In the same court session, former interior minister Habib al-Adli and six senior police officers — also charged with ordering the killing of protesters — entered pleas of not guilty.
“This day will go down in history,” Ahmed Maher, general coordinator of the 6 April protest movement, told IPS. “The long-awaited sight of Mubarak and al-Adli in front of a judge leads me to believe that the martyrs of the revolution — and all those tortured and killed during the Mubarak era — will at last be avenged.”
The next hearing in what Egyptians are calling “the trial of the century” has been set for Aug. 15.
Ayman Salamma, international law professor at Cairo University, described Mubarak’s appearance in the steel-meshed defendant’s cage as “a watershed for Egypt and the Arab world.”
“This is the first time in modern history for a head of state to be tried by the people in a conventional court,” Salaama told IPS, noting that the trial of overthrown Iraqi president Saddam Hussein — which culminated in the latter’s alleged execution in 2006 — “was conducted not by the Iraqi public but by an occupying power.”
Most importantly, Mubarak’s court appearance appears to have eased mounting fears among many political activists that the ruling SCAF was deliberately delaying the implementation of key revolutionary demands — Mubarak’s prosecution being at the top of the list.
“Activists from across the political spectrum, all of whom had demanded speedy trials for anyone involved in killing protesters, were greatly relieved by Mubarak’s appearance in court,” Ibrahim Mansour, editor-in-chief of recently-launched independent daily Al-Tahrir, told IPS.
“By finally launching Mubarak’s trial, the SCAF has shown its good faith; shown that it is not in cahoots with elements of the former regime — as some had begun to fear — and is in fact prepared to comply with the people’s demands,” said Hindi.
Legal experts, meanwhile, believe the elder Mubarak will be found guilty of the most serious charges leveled against him, including that of ordering security forces to open fire on anti-government demonstrators.

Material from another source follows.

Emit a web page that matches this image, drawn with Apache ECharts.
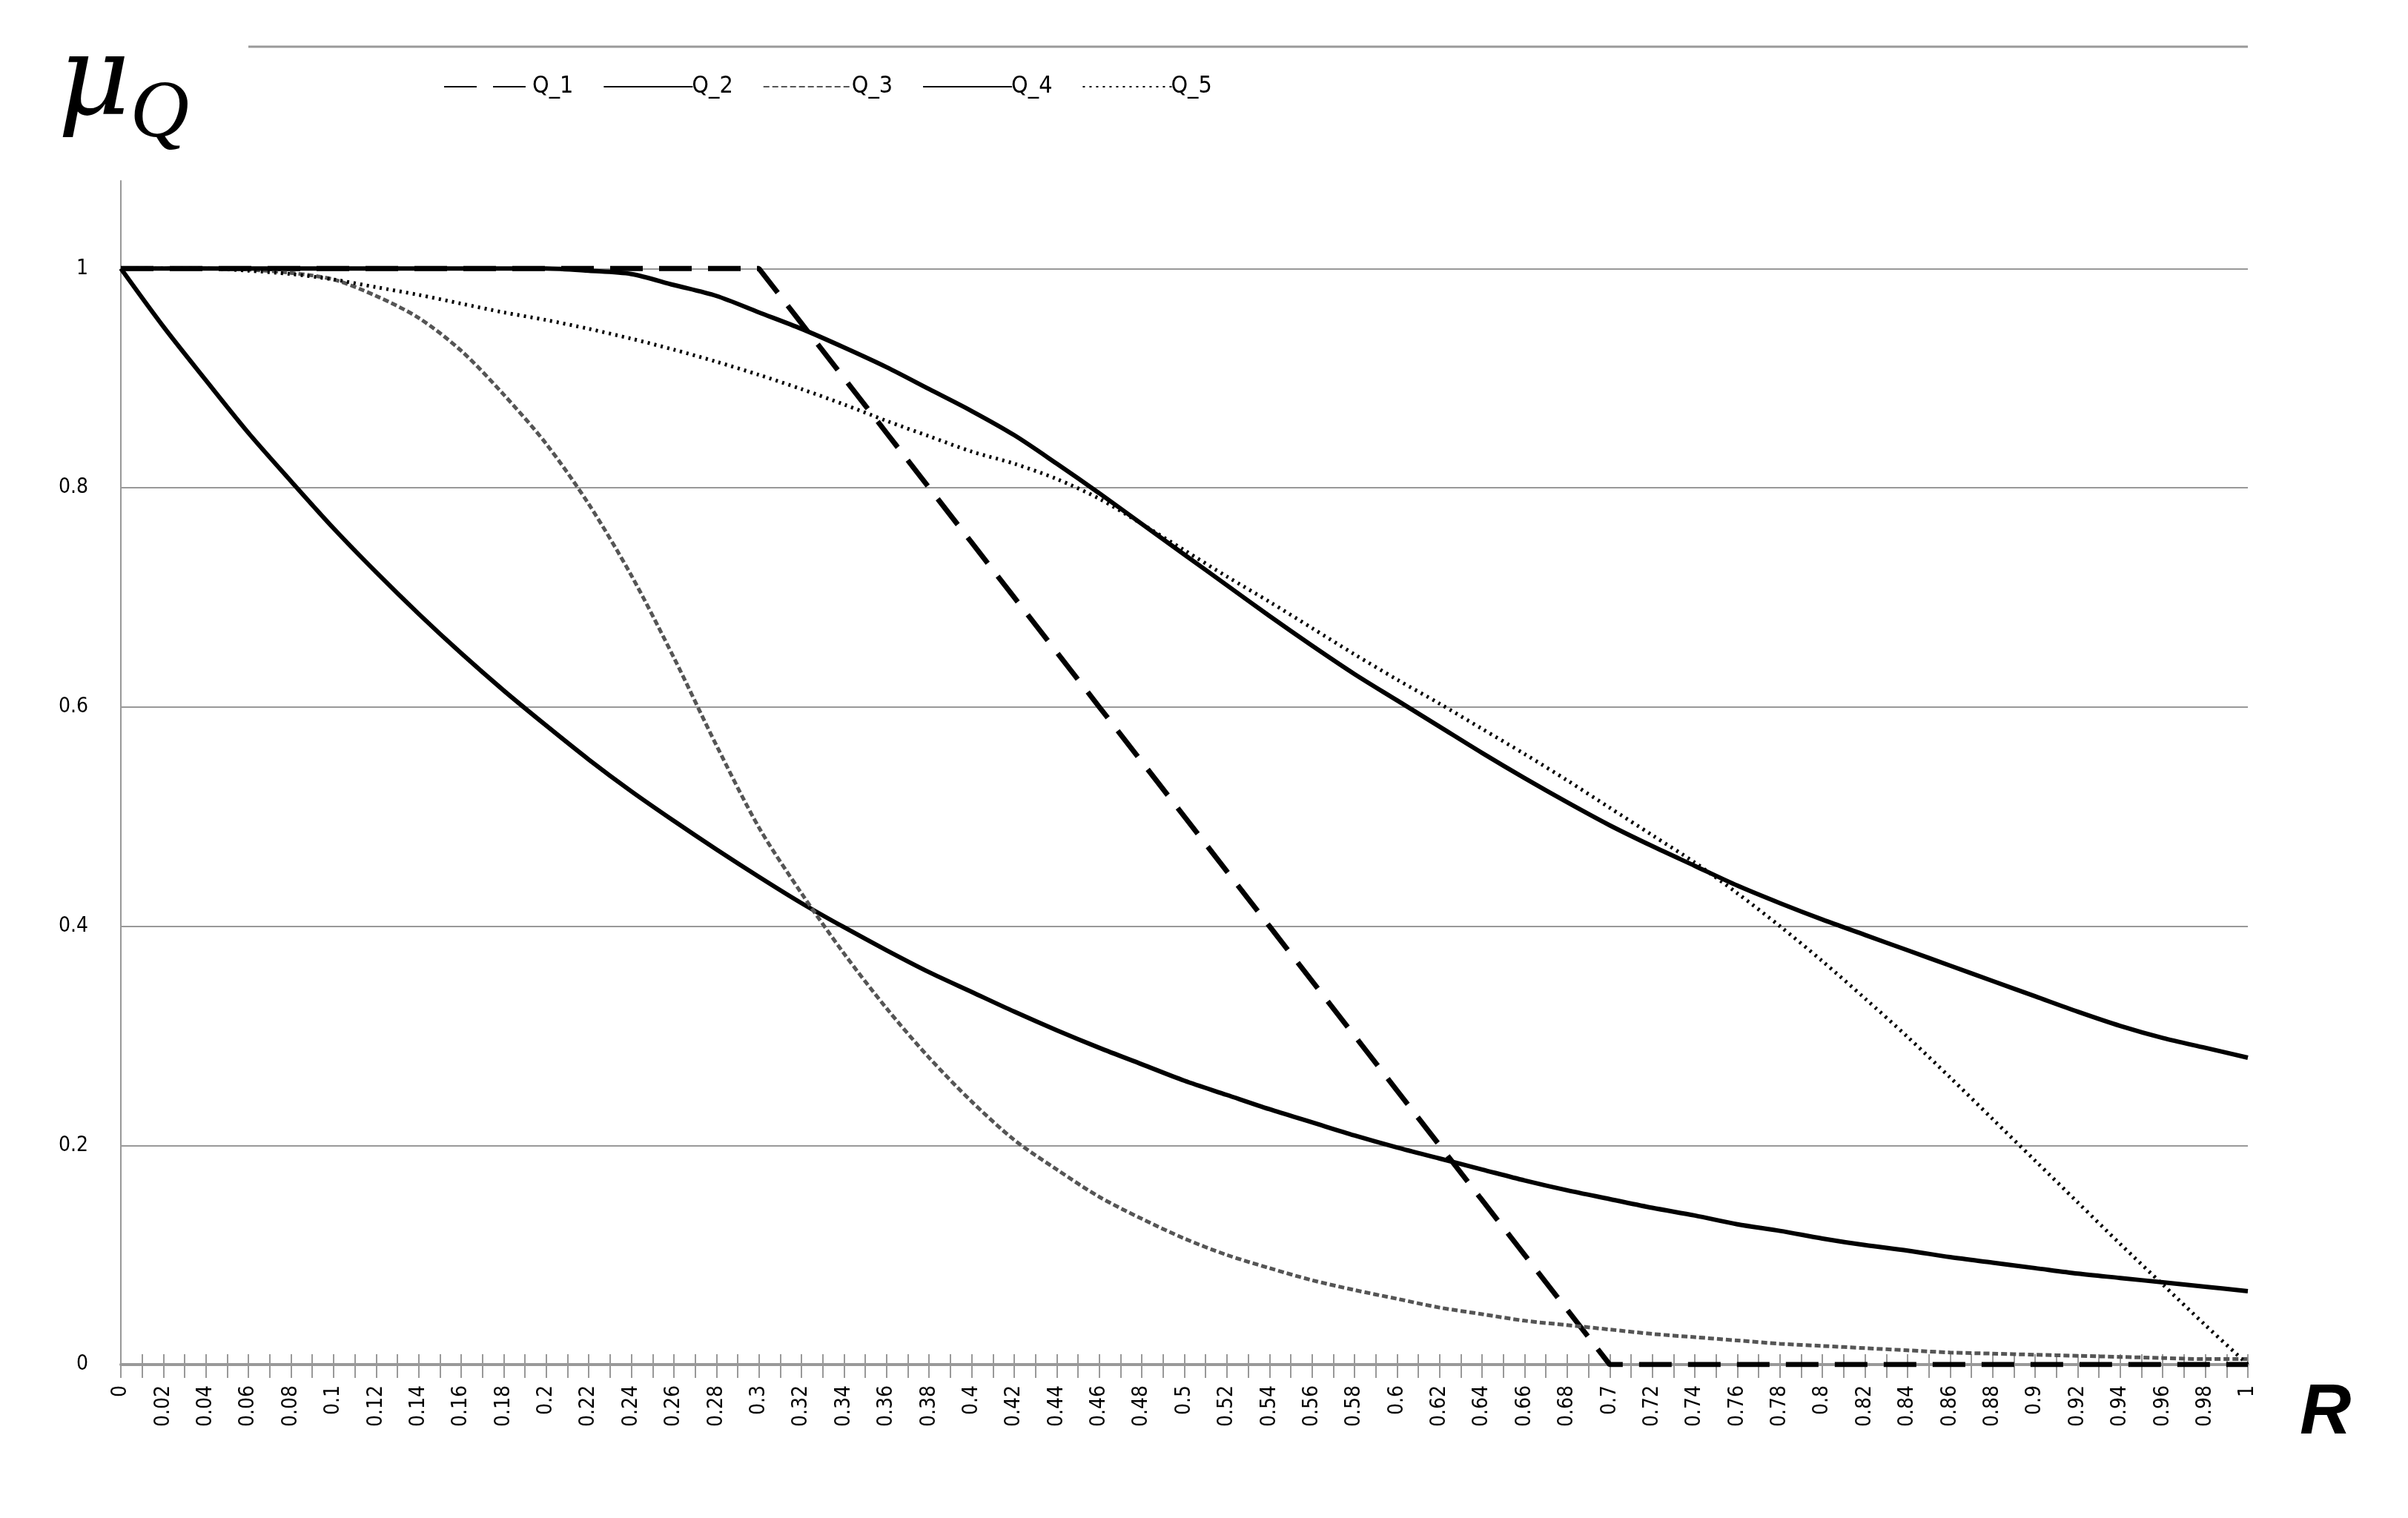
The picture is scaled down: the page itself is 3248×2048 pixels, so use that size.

“The absence of documented evidence that he ordered the killing of protesters will not be enough to establish his innocence,” prominent Cairo University law professor Atef al-Banna told IPS. “The mere fact that he didn’t issue specific orders not to shoot protesters will testify to his guilt.”
According to Mansour, the ongoing trial is likely to dampen calls for renewed Tahrir Square protests — at least for the time being.
“If the trial is conducted seriously and held on schedule, I doubt we’ll see any more Tahrir Square sit-ins in the short term,” he said. “Although we might see sporadic demonstrations and marches held to protest the slow implementation of other revolutionary demands.”
“Mubarak’s prosecution is a very positive, if belated, step,” agreed Maher. “But state institutions must still be purged of all vestiges of the former regime, while other former regime officials implicated in criminal activity must also be prosecuted to the full extent of the law.”
While the elder Mubarak’s pitiful appearance on a hospital stretcher may have elicited sympathy from some viewers, Abdel Moneim, for his part, stressed: “Egyptians will never forget the crimes he committed — including random arrests and the widespread use of torture — throughout the course of his 30-year rule.”